Венеция: Лев, город и вода
Шрифт:
Заходила мусорщица, мы пожелали друг другу хорошего дня, и, кажется, он таким и будет. Словно клейкая пленка, жаркое солнечное сияние лежит на мертвой церкви по ту сторону канала Рио-ди-Санта-Мария-Маджоре, который обязан своим названием этой бездействующей ныне церкви, я вынес из дома шаткий пластиковый стул и поставил его в чахлом садике среди сорняков, намереваясь дочитать начатый вчера вечером рассказ Борхеса. На воде тишина и покой. У противоположного берега какой-то мужчина снимает парусину со своей лодочки, но, поскольку мимо проплывает грузовая лодка со всевозможной зеленью, его суденышко начинает раскачиваться, и он пытается сохранить равновесие — маленький балет.
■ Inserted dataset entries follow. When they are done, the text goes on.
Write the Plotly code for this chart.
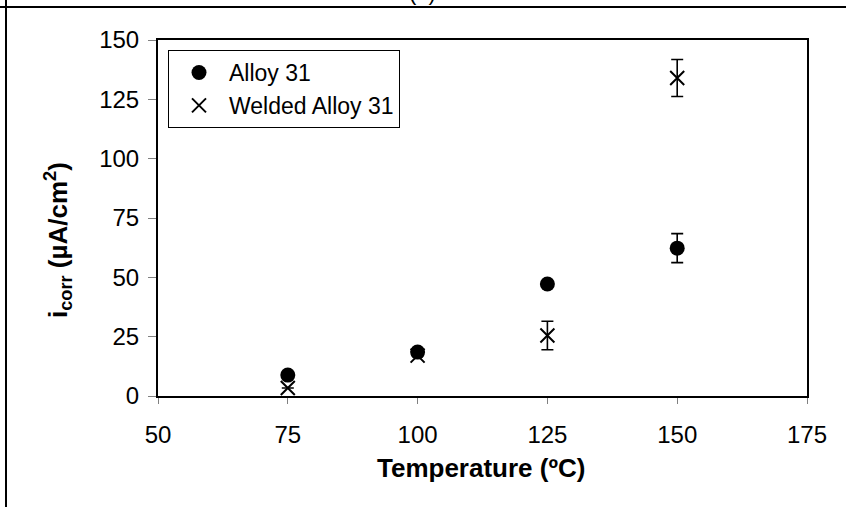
import plotly.graph_objects as go

temps = [75, 100, 125, 150]
alloy31 = [8.8, 18.5, 47.2, 62.3]
alloy31_err = [0, 0, 0, 6.1]
welded = [3.4, 17.0, 25.5, 134.0]
welded_err = [0, 0, 6.0, 7.8]

x_ticks = [50, 75, 100, 125, 150, 175]
y_ticks = [0, 25, 50, 75, 100, 125, 150]

FONT = "Liberation Sans, Arial, sans-serif"

# pixel geometry
L, R, T, B = 158, 807, 40, 396
W, H = 846, 507
pw, ph = R - L, B - T


def px(x):
    return (x - L) / pw


def py(y):
    return (B - y) / ph


fig = go.Figure()
fig.add_trace(go.Scatter(
    x=temps, y=alloy31, mode="markers", name="Alloy 31",
    marker=dict(symbol="circle", size=15, color="black"),
    error_y=dict(type="data", array=alloy31_err, visible=True,
                 color="black", thickness=1.6, width=6),
))
fig.add_trace(go.Scatter(
    x=temps, y=welded, mode="markers", name="Welded Alloy 31",
    marker=dict(symbol="x-thin-open", size=14, color="black",
                line=dict(color="black", width=2)),
    error_y=dict(type="data", array=welded_err, visible=True,
                 color="black", thickness=1.6, width=6),
))

fig.update_layout(
    width=W, height=H,
    margin=dict(l=L, r=W - R, t=T, b=H - B, pad=0, autoexpand=False),
    paper_bgcolor="white", plot_bgcolor="white",
    font=dict(family=FONT, size=24, color="black"),
    showlegend=True,
    legend=dict(x=px(168), y=py(50), xanchor="left", yanchor="top",
                bgcolor="white", bordercolor="black", borderwidth=1,
                font=dict(size=23), itemwidth=50,
                tracegroupgap=0),
    xaxis=dict(range=[50, 175], tickvals=x_ticks, ticktext=[str(v) for v in x_ticks],
               showgrid=False, zeroline=False, showline=True, linecolor="black",
               linewidth=2, mirror=True, ticks="outside", ticklen=6,
               tickcolor="gray", tickwidth=1, ticklabelstandoff=10,
               tickfont=dict(size=24, family=FONT)),
    yaxis=dict(range=[0, 150], tickvals=y_ticks, ticktext=[str(v) for v in y_ticks],
               showgrid=False, zeroline=False, showline=True, linecolor="black",
               linewidth=2, mirror=True, ticks="outside", ticklen=8,
               tickcolor="gray", tickwidth=1, ticklabelstandoff=4,
               tickfont=dict(size=24, family=FONT)),
)

fig.add_annotation(text="<b>Temperature (ºC)</b>", xref="paper", yref="paper",
                   x=px(481), y=py(468), xanchor="center", yanchor="middle",
                   showarrow=False, font=dict(size=26, family=FONT))
fig.add_annotation(text="<b>i<sub>corr</sub> (µA/cm<sup>2</sup>)</b>", xref="paper", yref="paper",
                   x=px(58), y=py(240), xanchor="center", yanchor="middle",
                   textangle=-90, showarrow=False, font=dict(size=26, family=FONT))
fig.add_annotation(text="(a)", xref="paper", yref="paper",
                   x=px(422), y=py(7), xanchor="center", yanchor="bottom",
                   showarrow=False, font=dict(size=22, family=FONT))

# outer frame lines (top and left)
fig.add_shape(type="line", xref="paper", yref="paper",
              x0=px(0), x1=px(846), y0=py(7), y1=py(7),
              line=dict(color="black", width=2))
fig.add_shape(type="line", xref="paper", yref="paper",
              x0=px(6), x1=px(6), y0=py(0), y1=py(507),
              line=dict(color="black", width=2))

fig.write_html("out.html", config={"displayModeBar": False},
               post_script="document.body.style.margin='0';document.body.style.overflow='hidden';")
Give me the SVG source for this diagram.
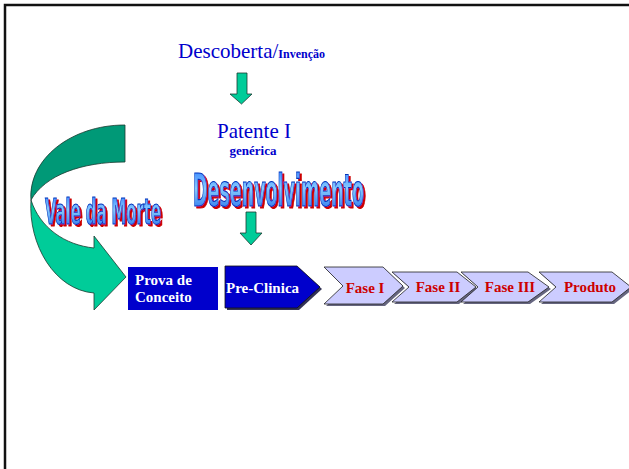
<svg xmlns="http://www.w3.org/2000/svg" width="629" height="469" viewBox="0 0 629 469">
<defs>
<style>
.serif{font-family:"Liberation Serif","Times New Roman",serif;}
.blue{fill:#0000CC;}
.wa{font-family:"DejaVu Sans Condensed","Liberation Sans Narrow","DejaVu Sans",sans-serif;font-weight:bold;fill:url(#wag);stroke:#0033bb;stroke-width:1;filter:url(#redshadow);}
.chev{fill:#CCCCFF;stroke:#222;stroke-width:0.8;}
.shadow{fill:#666680;}
.red{fill:#CC0000;font-weight:bold;font-size:15px;}
.white{fill:#FFFFFF;font-weight:bold;font-size:15px;}
.garrow{fill:#00CC99;stroke:#1a3a30;stroke-width:0.8;}
</style>
<linearGradient id="wag" x1="0" y1="0" x2="0" y2="1">
<stop offset="0" stop-color="#2a78ff"/>
<stop offset="0.45" stop-color="#86ccff"/>
<stop offset="1" stop-color="#1660e8"/>
</linearGradient>
<filter id="redshadow" x="-5%" y="-10%" width="115%" height="130%">
<feOffset in="SourceAlpha" dx="2" dy="2" result="off"/>
<feFlood flood-color="#CC0000"/>
<feComposite in2="off" operator="in" result="sh"/>
<feMerge><feMergeNode in="sh"/><feMergeNode in="SourceGraphic"/></feMerge>
</filter>
</defs>
<rect x="0" y="0" width="629" height="469" fill="#FFFFFF"/>
<path d="M5,469 L5,5 L629,5" fill="none" stroke="#111" stroke-width="2.5"/>

<g id="descoberta">
<text class="serif blue" x="178" y="58" font-size="21">Descoberta/<tspan font-size="12" font-weight="bold">Invenção</tspan></text>
</g>

<g id="patente">
<text class="serif blue" x="254" y="138" font-size="21" text-anchor="middle">Patente I</text>
<text class="serif blue" x="253" y="155" font-size="13" font-weight="bold" text-anchor="middle">genérica</text>
</g>

<g id="desenvolvimento" transform="translate(0,206) scale(1,1.15)">
<text class="wa" x="193" y="0" font-size="38" textLength="171" lengthAdjust="spacingAndGlyphs">Desenvolvimento</text>
</g>

<g id="connectors">
<path class="garrow" d="M237,73 L247,73 L247,94 L252,94 L241.5,104 L230,94 L237,94 Z"/>
<path class="garrow" d="M246,212 L256,212 L256,233 L262,233 L251,245 L240,233 L246,233 Z"/>
<g id="vale-curve">
<path d="M125,125 L125,162 C82,162 45,175 31,200 C28,160 70,125 125,125 Z" fill="#009977" stroke="#1a3a30" stroke-width="0.8"/>
<path d="M31,200 C28,245 55,290 94,293 L94,310 L126,277 L94,236 L94,248 C65,245 40,228 31,200 Z" fill="#00CC99" stroke="#1a3a30" stroke-width="0.8"/>
</g>
</g>

<g id="vale-da-morte" transform="translate(0,224) scale(1,1.12)">
<text class="wa" x="45" y="0" font-size="31" textLength="116" lengthAdjust="spacingAndGlyphs">Vale da Morte</text>
</g>

<g id="prova-de-conceito">
<rect x="128" y="267" width="90" height="43" fill="#0000CC"/>
<text class="serif white" x="135" y="285">Prova de</text>
<text class="serif white" x="135" y="302">Conceito</text>
</g>

<g id="pre-clinica">
<polygon points="227,268 299,268 322,289 299,310 227,310" fill="#333355"/>
<polygon points="225,266 297,266 320,287 297,308 225,308" fill="#0000CC" stroke="#111" stroke-width="0.8"/>
<text class="serif white" x="226" y="293">Pre-Clinica</text>
</g>

<g id="fase-1">
<polygon class="shadow" points="326,269 385,269 405,288 385,306 326,306 345,288"/>
<polygon class="chev" points="324,267 383,267 403,286 383,304 324,304 343,286"/>
<text class="serif red" x="365" y="293" text-anchor="middle">Fase I</text>
</g>

<g id="fase-2">
<polygon class="shadow" points="394,274 459,274 478,289 459,304 394,304 411,289"/>
<polygon class="chev" points="392,272 457,272 476,287 457,302 392,302 409,287"/>
<text class="serif red" x="438" y="292" text-anchor="middle">Fase II</text>
</g>

<g id="fase-3">
<polygon class="shadow" points="463,274 530,274 551,289 530,304 463,304 480,289"/>
<polygon class="chev" points="461,272 528,272 549,287 528,302 461,302 478,287"/>
<text class="serif red" x="510" y="292" text-anchor="middle">Fase III</text>
</g>

<g id="produto">
<polygon class="shadow" points="541,274 614,274 633,289 614,304 541,304 558,289"/>
<polygon class="chev" points="539,272 612,272 631,287 612,302 539,302 556,287"/>
<text class="serif red" x="590" y="292" text-anchor="middle">Produto</text>
</g>
</svg>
На хилом кусте меж двумя окнами развешано соседское белье, по предметам одежды я пробую определить состав семьи. Чужому белью присуща некая запретная интимность, а в Венеции его полным-полно. В узеньких переулках оно нередко висит прямо над мостовой, иной раз можно сочинить целые романы, ведь эта одежда, порой весьма красноречивая, скоро вновь окажется на человеческих телах, которые можно попытаться себе представить. Рассказ Борхеса я нашел в старой книжке, прихваченной из Нидерландов, и теперь выбрал именно его, поскольку меня заинтриговало название. Я читал его раньше, хотя уже толком не помнил, о чем там речь. Название — «Сад расходящихся тропок» — невольно навело меня на мысль о лабиринте, еще и потому, что я знал об увлеченности Борхеса лабиринтами. Несколько лет назад благодаря любезности Фонда Чини мне довелось провести целый месяц в Венеции на острове Сан-Джорджо-Маджоре, где Фонд устроил не только роскошный сад и прекрасную библиотеку, но и посвященный Борхесу растительный лабиринт.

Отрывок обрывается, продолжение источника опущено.